Sunday, June 4, 2000 | 8:37 a.m.

Natural gas rates would climb by 13.2 percent in Northern Nevada and by 10.6 percent in Southern Nevada under a request being sought by Southwest Gas Corp.

Utilify officials say soaring natural gas prices justify a $22.9 million overall rate boost.

They want the increase to take effect July 1, but the Public Utilities Commission may delay action until November or December, the Las Vegas Review-Journal reported.

"We're concerned with both the impact for gas customers as well as electric customers. So much of our electricity is generated at gas (burning power) plants," said Tim Hay, state consumer advocate and chief of the attorney general's Bureau of Consumer Protection.

Southwest Gas doesn't operate any gas wells of its own, and it wants to recover increased fuel costs from the 12 months ending in March. During that period, the cost of 1 million BTUs of gas increased from $1.94 to $2.27.

The futures markets recently indicated gas prices may hit a new high of $4.41 this month.

Because of the run-up in gas prices, Southwest Gas wants the PUC to start adjusting gas rates on a monthly basis, rather than waiting for yearly changes.
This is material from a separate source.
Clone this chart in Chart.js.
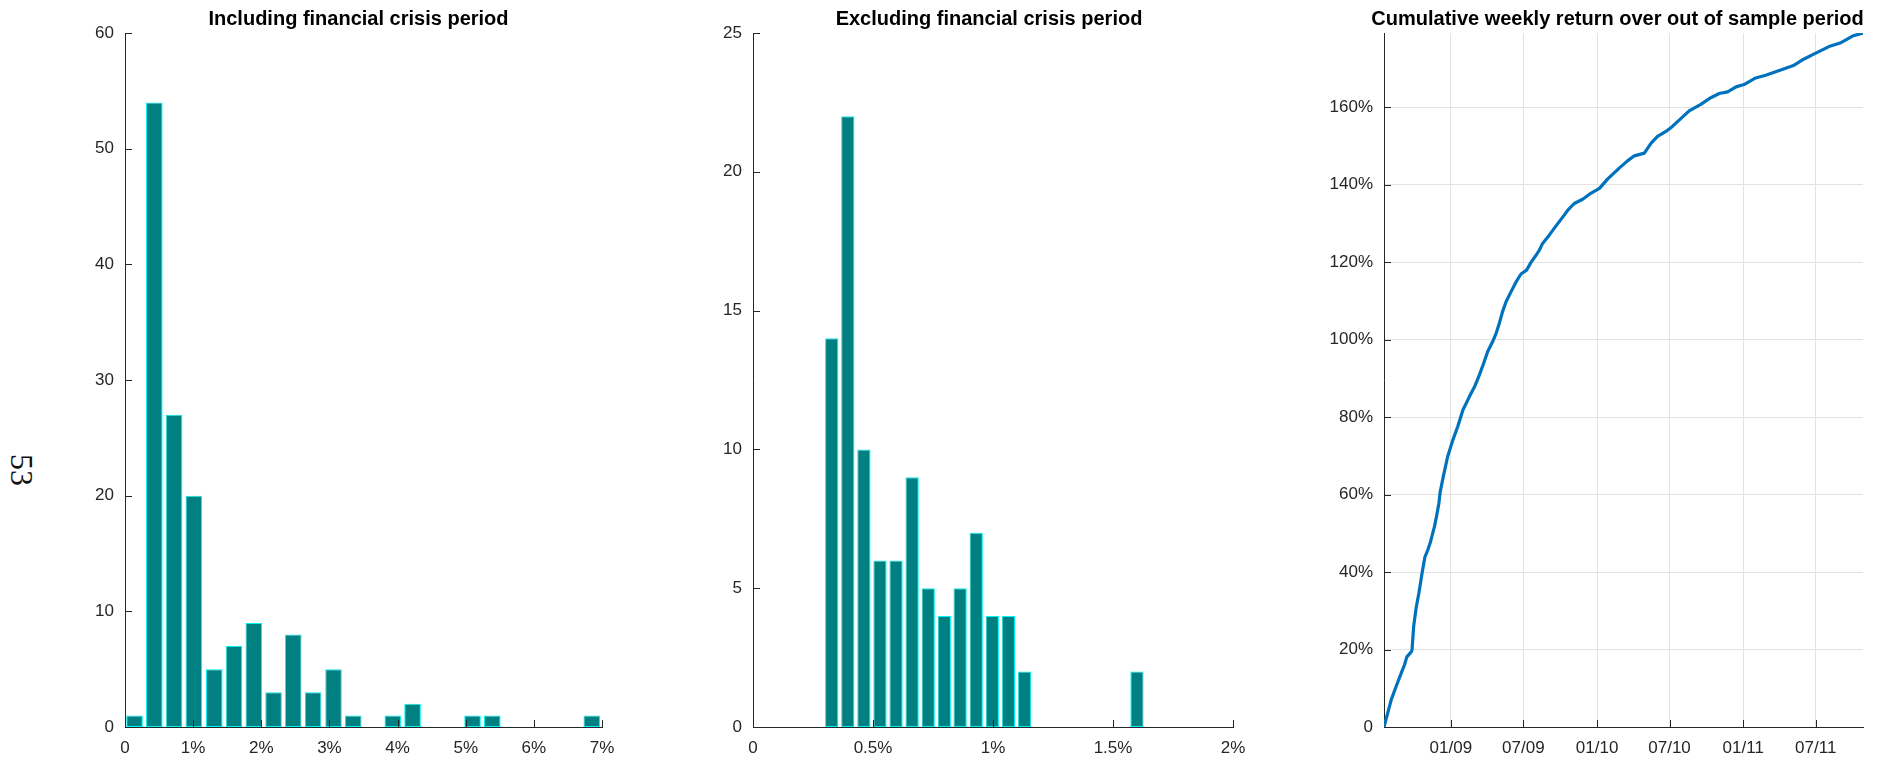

"It would minimize the impact on customers," Southwest Gas spokesman Roger Buehrer told the Review-Journal. "They don't get it all in one lump like they do now on an annual basis."

Rather than seeing a major increase at year end, customers would encounter gradual adjustments each month, he said. If natural gas costs decline, customers would enjoy the savings quickly.

Hay said he needs to research the proposal for monthly rate changes before deciding whether he will support it.

"In concept, that may make some sense," he said, adding monthly changes would reduce some of the volatility in rates.

A year ago, the PUC cut Southwest Gas rates by $24.9 million because of falling gas prices.

Buehrer attributed rising natural gas costs to a number of reasons.

Regulators no longer set the price of the fuel at the well head, he said, and a national network of gas transmission lines makes it easy for gas producers to sell the fuel around the country.

"It's a clean-burning fuel, and you don't have the problems you have with coal," Buehrer said.

Also, no new nuclear power plants are being built, and most new electric generation plants use natural gas.

Large customers have started buying directly from gas production companies, he said.

"There's a real bidding war, if you will, for natural gas supplies," he said.